Provided information:

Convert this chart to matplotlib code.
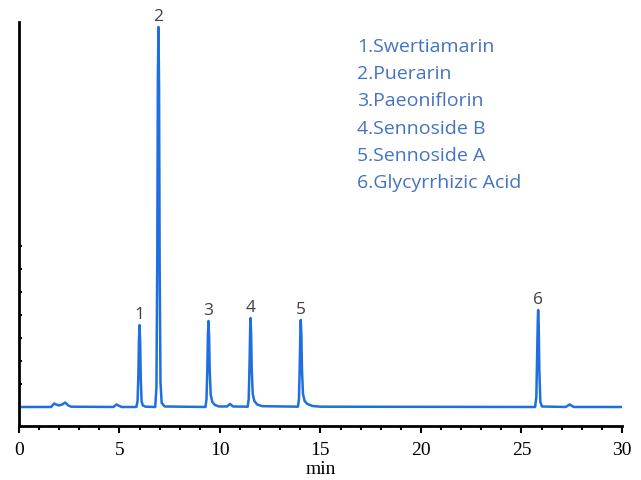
from matplotlib import pyplot as plt
from matplotlib.ticker import MultipleLocator, FixedLocator
import numpy as np

# chromatogram trace (min, signal)
time = [0.0, 1.6, 1.75, 1.85, 2.0, 2.15, 2.3, 2.45, 2.6, 4.7, 4.85, 4.95, 5.1,
        5.84, 5.9, 5.94, 5.97, 6.0, 6.03, 6.06, 6.1, 6.16, 6.3,
        6.78, 6.84, 6.88, 6.91, 6.94, 6.97, 7.0, 7.04, 7.1, 7.25,
        9.28, 9.33, 9.37, 9.40, 9.43, 9.46, 9.49, 9.54, 9.62, 9.75, 9.95,
        10.35, 10.5, 10.65,
        11.38, 11.43, 11.47, 11.50, 11.52, 11.55, 11.58, 11.63, 11.71, 11.85, 12.1,
        13.88, 13.93, 13.97, 14.00, 14.02, 14.05, 14.08, 14.13, 14.21, 14.35, 14.6, 15.0,
        25.68, 25.74, 25.78, 25.81, 25.83, 25.86, 25.89, 25.94, 26.02,
        27.2, 27.4, 27.6, 30.0]
signal = [0, 0, 3.5, 2.5, 1.5, 2.5, 4.5, 1.5, 0.3, 0, 2.5, 1.5, 0,
          0, 6, 32, 68, 82, 64, 28, 6, 1.5, 0.3,
          0, 20, 150, 330, 380, 320, 140, 25, 4, 0.5,
          0, 8, 38, 72, 86, 70, 36, 12, 5, 2, 0.5,
          0.5, 3, 0.5,
          0.3, 8, 42, 76, 89, 73, 38, 13, 6, 2.5, 0.8,
          0.3, 8, 42, 75, 87, 72, 37, 13, 6, 3, 1, 0.3,
          0, 10, 52, 85, 97, 80, 36, 5, 0.5,
          0, 2.5, 0, 0]

peak_labels = ["1", "2", "3", "4", "5", "6"]
peak_times = [6.0, 6.94, 9.43, 11.52, 14.02, 25.83]
peak_heights = [82, 380, 86, 89, 87, 97]

compounds = ["1.Swertiamarin", "2.Puerarin", "3.Paeoniflorin",
             "4.Sennoside B", "5.Sennoside A", "6.Glycyrrhizic Acid"]

fig = plt.figure(figsize=(6.41, 4.81), dpi=100)
ax = fig.add_axes([0.0296, 0.1123, 0.9407, 0.8399])

ax.plot(time, signal, color="#1f6fe0", lw=1.8)

for lab, t, h in zip(peak_labels, peak_times, peak_heights):
    ax.annotate(lab, (t, h), xytext=(0, 2), textcoords="offset points",
                ha="center", va="bottom", fontsize=12.5, color="#404040",
                family="Open Sans")

# compound list, one line every ~27 px
for i, name in enumerate(compounds):
    ax.text(0.561, 0.941 - i * 0.0676, name, transform=ax.transAxes,
            ha="left", va="center", fontsize=14, color="#4472c4",
            family="Open Sans")

ax.set_xlim(0, 30)
ax.set_ylim(-19, 385)
ax.xaxis.set_major_locator(MultipleLocator(5))
ax.xaxis.set_minor_locator(MultipleLocator(1))
ax.yaxis.set_major_locator(FixedLocator([]))
ax.yaxis.set_minor_locator(FixedLocator([0, 23, 46, 69, 92, 115, 138, 161]))
ax.tick_params(axis="x", which="major", direction="out", length=5, width=1.5,
               labelsize=14, pad=6)
ax.tick_params(axis="x", which="minor", direction="out", length=3, width=1.5)
ax.tick_params(axis="y", which="minor", direction="in", length=2, width=1.5)
for t in ax.get_xticklabels():
    t.set_family("Liberation Serif")
ax.set_xlabel("min", family="Liberation Serif", fontsize=14, labelpad=1)

for s in ["top", "right"]:
    ax.spines[s].set_visible(False)
for s in ["left", "bottom"]:
    ax.spines[s].set_linewidth(2)
    ax.spines[s].set_color("black")

fig.savefig("out.png", dpi=100)
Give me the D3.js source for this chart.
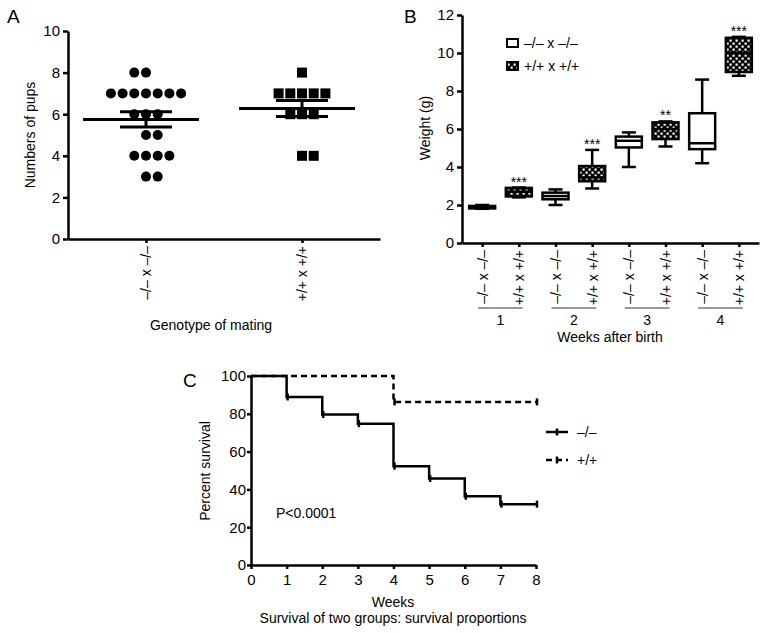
<!DOCTYPE html>
<html>
<head>
<meta charset="utf-8">
<script src="https://cdn.jsdelivr.net/npm/d3@7"></script>
<style>
  body { margin: 0; background: #fff; }
  svg text { font-family: "Liberation Sans", Arial, sans-serif; fill: #000; }
  .axis path, .axis line { stroke: #000; stroke-width: 2.5; }
  .axis text { font-size: 15px; }
</style>
</head>
<body>
<svg id="chart" width="765" height="633"></svg>
<script>
// ---- data ----
const genotypes = ['–/– x –/–', '+/+ x +/+'];
const pupsKO = [8, 8, 7, 7, 7, 7, 7, 7, 7, 6, 6, 6, 5, 5, 4, 4, 4, 4, 3, 3];
const pupsWT = [8, 7, 7, 7, 7, 7, 6, 6, 6, 4, 4];

const weekLabels = ['1', '2', '3', '4'];
// [min, q1, median, q3, max] per week
const weightKO = [
  [1.8, 1.82, 1.88, 1.95, 2.0],
  [2.0, 2.3, 2.47, 2.65, 2.82],
  [4.0, 5.03, 5.38, 5.6, 5.82],
  [4.2, 4.94, 5.25, 6.83, 8.6]
];
const weightWT = [
  [2.4, 2.45, 2.7, 2.9, 2.92],
  [2.87, 3.25, 3.45, 4.05, 4.9],
  [5.08, 5.47, 6.0, 6.35, 6.4],
  [8.8, 9.0, 10.0, 10.8, 10.85]
];
const stars = ['***', '***', '**', '***'];

const weeks = [0, 1, 2, 3, 4, 5, 6, 7, 8];
const survKO = [100, 88.9, 79.6, 74.8, 52.3, 45.8, 36.4, 32.2, 32.2];
const survWT = [100, 100, 100, 100, 86.3, 86.3, 86.3, 86.3, 86.3];

const svg = d3.select('#chart');

// checker pattern for +/+ boxes
const pat = svg.append('defs').append('pattern')
  .attr('id', 'checker').attr('patternUnits', 'userSpaceOnUse')
  .attr('width', 6).attr('height', 6);
pat.append('rect').attr('width', 6).attr('height', 6).attr('fill', '#000');
pat.append('rect').attr('x', 0.5).attr('y', 0.5).attr('width', 2.2).attr('height', 2.2).attr('fill', '#fff');
pat.append('rect').attr('x', 3.5).attr('y', 3.5).attr('width', 2.2).attr('height', 2.2).attr('fill', '#fff');

// panel letters
svg.append('text').attr('x', 7).attr('y', 23).attr('font-size', 19).text('A');
svg.append('text').attr('x', 404).attr('y', 23).attr('font-size', 19).text('B');
svg.append('text').attr('x', 183).attr('y', 387).attr('font-size', 19).text('C');

// ================= Panel A =================
const yA = d3.scaleLinear().domain([0, 10]).range([239, 31]);
const xA = d3.scalePoint().domain(genotypes).range([68, 380]).padding(0.5);

const gA = svg.append('g');
gA.append('g').attr('class', 'axis').attr('transform', 'translate(68,0)')
  .call(d3.axisLeft(yA).ticks(5).tickSize(5).tickSizeOuter(0));
gA.append('g').attr('class', 'axis').attr('transform', 'translate(0,239)')
  .call(d3.axisBottom(xA).tickSize(4).tickSizeOuter(0))
  .selectAll('text')
  .attr('transform', 'rotate(-90)')
  .attr('text-anchor', 'end')
  .attr('x', -7).attr('y', 0).attr('dy', '0.35em')
  .style('font-size', '14px');

gA.append('text').attr('transform', 'translate(35,135) rotate(-90)')
  .attr('text-anchor', 'middle').attr('font-size', 14).text('Numbers of pups');
gA.append('text').attr('x', 211).attr('y', 330)
  .attr('text-anchor', 'middle').attr('font-size', 14).text('Genotype of mating');

const dotStep = 11.7;
function layoutRows(values, mean) {
  const rows = d3.groups(values, v => v);
  const out = [];
  rows.forEach(([v, list]) => {
    const n = list.length;
    let start = -Math.floor(n / 2);
    if (n % 2 === 0 && v < mean) start += 1;
    list.forEach((_, i) => out.push({ v, slot: start + i }));
  });
  return out;
}

[[pupsKO, genotypes[0], 'circle'], [pupsWT, genotypes[1], 'square']].forEach(([vals, cat, shape]) => {
  const mean = d3.mean(vals);
  const sem = d3.deviation(vals) / Math.sqrt(vals.length);
  const cx = xA(cat);
  const pts = layoutRows(vals, mean);
  if (shape === 'circle') {
    gA.selectAll(null).data(pts).enter().append('circle')
      .attr('cx', d => cx + d.slot * dotStep).attr('cy', d => yA(d.v)).attr('r', 5);
  } else {
    gA.selectAll(null).data(pts).enter().append('rect')
      .attr('x', d => cx + d.slot * dotStep - 5).attr('y', d => yA(d.v) - 5)
      .attr('width', 10).attr('height', 10);
  }
  const eg = gA.append('g').attr('stroke', '#000').attr('stroke-width', 3);
  eg.append('line').attr('x1', cx - 63).attr('x2', cx + 53).attr('y1', yA(mean)).attr('y2', yA(mean));
  eg.append('line').attr('x1', cx).attr('x2', cx).attr('y1', yA(mean + sem)).attr('y2', yA(mean - sem));
  [mean + sem, mean - sem].forEach(v => {
    eg.append('line').attr('x1', cx - 26).attr('x2', cx + 26).attr('y1', yA(v)).attr('y2', yA(v));
  });
});

// ================= Panel B =================
const yB = d3.scaleLinear().domain([0, 12]).range([243, 15]);
const boxKeys = [];
weekLabels.forEach(w => { boxKeys.push(w + 'KO'); boxKeys.push(w + 'WT'); });
const xB = d3.scalePoint().domain(boxKeys).range([462, 759]).padding(0.55);

const gB = svg.append('g');
gB.append('g').attr('class', 'axis').attr('transform', 'translate(462,0)')
  .call(d3.axisLeft(yB).ticks(6).tickSize(5).tickSizeOuter(0));
gB.append('g').attr('class', 'axis').attr('transform', 'translate(0,243)')
  .call(d3.axisBottom(xB).tickSize(4).tickSizeOuter(0)
    .tickFormat(k => k.endsWith('KO') ? genotypes[0] : genotypes[1]))
  .selectAll('text')
  .attr('transform', 'rotate(-90)')
  .attr('text-anchor', 'end')
  .attr('x', -7).attr('y', 0).attr('dy', '0.35em')
  .style('font-size', '14px');

gB.append('text').attr('transform', 'translate(430,128) rotate(-90)')
  .attr('text-anchor', 'middle').attr('font-size', 14).text('Weight (g)');

weekLabels.forEach((w, i) => {
  const x1 = xB(w + 'KO') - 4, x2 = xB(w + 'WT') + 4;
  gB.append('line').attr('x1', x1).attr('x2', x2).attr('y1', 308).attr('y2', 308)
    .attr('stroke', '#777').attr('stroke-width', 1.5);
  gB.append('text').attr('x', (x1 + x2) / 2).attr('y', 325)
    .attr('text-anchor', 'middle').attr('font-size', 14).text(w);
});
gB.append('text').attr('x', 610).attr('y', 342)
  .attr('text-anchor', 'middle').attr('font-size', 14).text('Weeks after birth');

const boxW = 26, capW = 14;
function drawBox(d, key, fill) {
  const cx = xB(key);
  const g = gB.append('g').attr('stroke', '#000').attr('stroke-width', 2.5);
  g.append('line').attr('x1', cx).attr('x2', cx).attr('y1', yB(d[0])).attr('y2', yB(d[4]));
  [d[0], d[4]].forEach(v => g.append('line').attr('x1', cx - capW / 2).attr('x2', cx + capW / 2)
    .attr('y1', yB(v)).attr('y2', yB(v)));
  g.append('rect').attr('x', cx - boxW / 2).attr('y', yB(d[3]))
    .attr('width', boxW).attr('height', Math.max(yB(d[1]) - yB(d[3]), 1)).attr('fill', fill);
  g.append('line').attr('x1', cx - boxW / 2).attr('x2', cx + boxW / 2)
    .attr('y1', yB(d[2])).attr('y2', yB(d[2]));
}
weekLabels.forEach((w, i) => {
  drawBox(weightKO[i], w + 'KO', '#fff');
  drawBox(weightWT[i], w + 'WT', 'url(#checker)');
  gB.append('text').attr('x', xB(w + 'WT')).attr('y', yB(weightWT[i][4]) - 1)
    .attr('text-anchor', 'middle').attr('font-size', 14).text(stars[i]);
});

// legend B
const legB = gB.append('g');
[[genotypes[0], '#fff'], [genotypes[1], 'url(#checker)']].forEach(([lab, fill], i) => {
  const y = 43 + i * 23;
  legB.append('rect').attr('x', 507).attr('y', y - 4).attr('width', 11).attr('height', 8)
    .attr('fill', fill).attr('stroke', '#000').attr('stroke-width', 2);
  legB.append('text').attr('x', 524).attr('y', y + 5).attr('font-size', 14).text(lab);
});

// ================= Panel C =================
const xC = d3.scaleLinear().domain([0, 8]).range([251, 536]);
const yC = d3.scaleLinear().domain([0, 100]).range([565, 376]);
const gC = svg.append('g');
gC.append('g').attr('class', 'axis').attr('transform', 'translate(0,565)')
  .call(d3.axisBottom(xC).ticks(8).tickSize(4).tickSizeOuter(0))
  .selectAll('text').attr('dy', '0.85em');
gC.append('g').attr('class', 'axis').attr('transform', 'translate(251,0)')
  .call(d3.axisLeft(yC).ticks(5).tickSize(4).tickSizeOuter(0))
  .selectAll('text').attr('x', -5);

gC.append('text').attr('transform', 'translate(210,471) rotate(-90)')
  .attr('text-anchor', 'middle').attr('font-size', 14).text('Percent survival');
gC.append('text').attr('x', 393).attr('y', 607)
  .attr('text-anchor', 'middle').attr('font-size', 14).text('Weeks');
gC.append('text').attr('x', 393).attr('y', 623)
  .attr('text-anchor', 'middle').attr('font-size', 14).text('Survival of two groups: survival proportions');
gC.append('text').attr('x', 276).attr('y', 518).attr('font-size', 14).text('P<0.0001');

const stepLine = d3.line().curve(d3.curveStepAfter)
  .x((d, i) => xC(weeks[i])).y(d => yC(d));

[[survKO, null], [survWT, '6,4']].forEach(([s, dash]) => {
  gC.append('path').datum(s).attr('d', stepLine).attr('fill', 'none')
    .attr('stroke', '#000').attr('stroke-width', 2.5)
    .attr('stroke-dasharray', dash);
  s.forEach((v, i) => {
    if (i === 0) return;
    if (v < s[i - 1] || i === s.length - 1) {
      gC.append('line').attr('x1', xC(weeks[i]) + 1).attr('x2', xC(weeks[i]) + 1)
        .attr('y1', yC(v) - 3.5).attr('y2', yC(v) + 3.5)
        .attr('stroke', '#000').attr('stroke-width', 2.5);
    }
  });
});

// legend C
[['–/–', null], ['+/+', '6,4']].forEach(([lab, dash], i) => {
  const y = 432 + i * 28;
  gC.append('line').attr('x1', 546).attr('x2', 568).attr('y1', y).attr('y2', y)
    .attr('stroke', '#000').attr('stroke-width', 2.5).attr('stroke-dasharray', dash);
  gC.append('line').attr('x1', 557).attr('x2', 557).attr('y1', y - 3.5).attr('y2', y + 3.5)
    .attr('stroke', '#000').attr('stroke-width', 2.5);
  gC.append('text').attr('x', 577).attr('y', y + 5).attr('font-size', 14).text(lab);
});
</script>
</body>
</html>
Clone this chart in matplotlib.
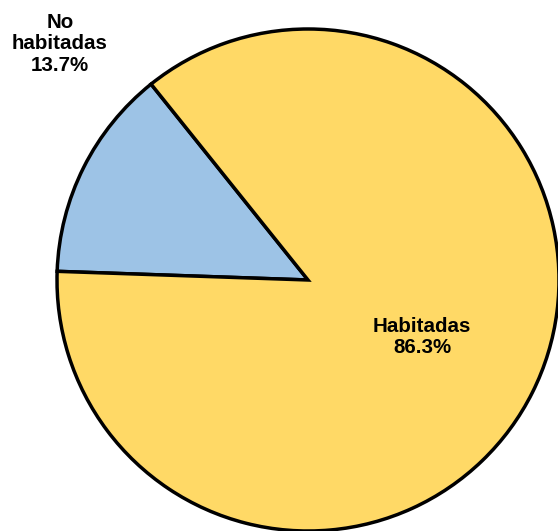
import matplotlib.pyplot as plt

labels = ['No\nhabitadas', 'Habitadas']
values = [13.7, 86.3]
colors = ['#9DC3E6', '#FFD966']

W, H = 558, 531
cx, cy, r = 308, 280, 251

fig = plt.figure(figsize=(W / 100, H / 100), dpi=100)
ax = fig.add_axes([0, 0, 1, 1])
ax.pie(values, colors=colors, startangle=128.7, counterclock=True,
       wedgeprops={'edgecolor': 'black', 'linewidth': 2.5})
ax.set_xlim(-cx / r, (W - cx) / r)
ax.set_ylim((cy - H) / r, cy / r)
ax.set_aspect('auto')
ax.axis('off')


def px(x, y):
    return (x - cx) / r, (cy - y) / r


label_pos = [(60, 44), (422, 337)]
for lab, v, (x, y) in zip(labels, values, label_pos):
    ax.text(*px(x, y), f'{lab}\n{v}%', ha='center', va='center',
            fontsize=14.8, fontweight='bold', family='Liberation Sans',
            linespacing=1.15)

fig.savefig('out.png', dpi=100)
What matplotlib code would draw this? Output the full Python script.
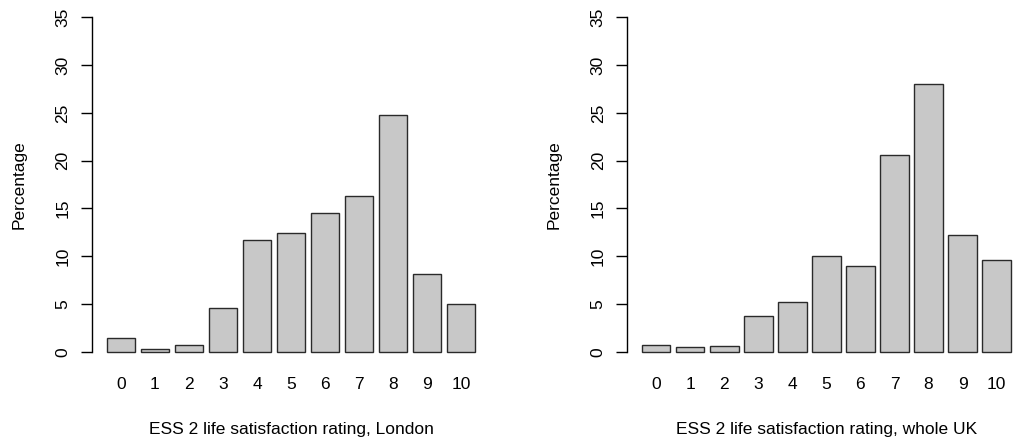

Required work:
Everything above from the line with "Clone this chart in matplotlib." through the line with "cx, cy, r = 308, 280, 251" should be retyped exactly, and nothing else; omit pictures.

Response for this exercise:
Clone this chart in matplotlib.
import matplotlib.pyplot as plt

labels = ['No\nhabitadas', 'Habitadas']
values = [13.7, 86.3]
colors = ['#9DC3E6', '#FFD966']

W, H = 558, 531
cx, cy, r = 308, 280, 251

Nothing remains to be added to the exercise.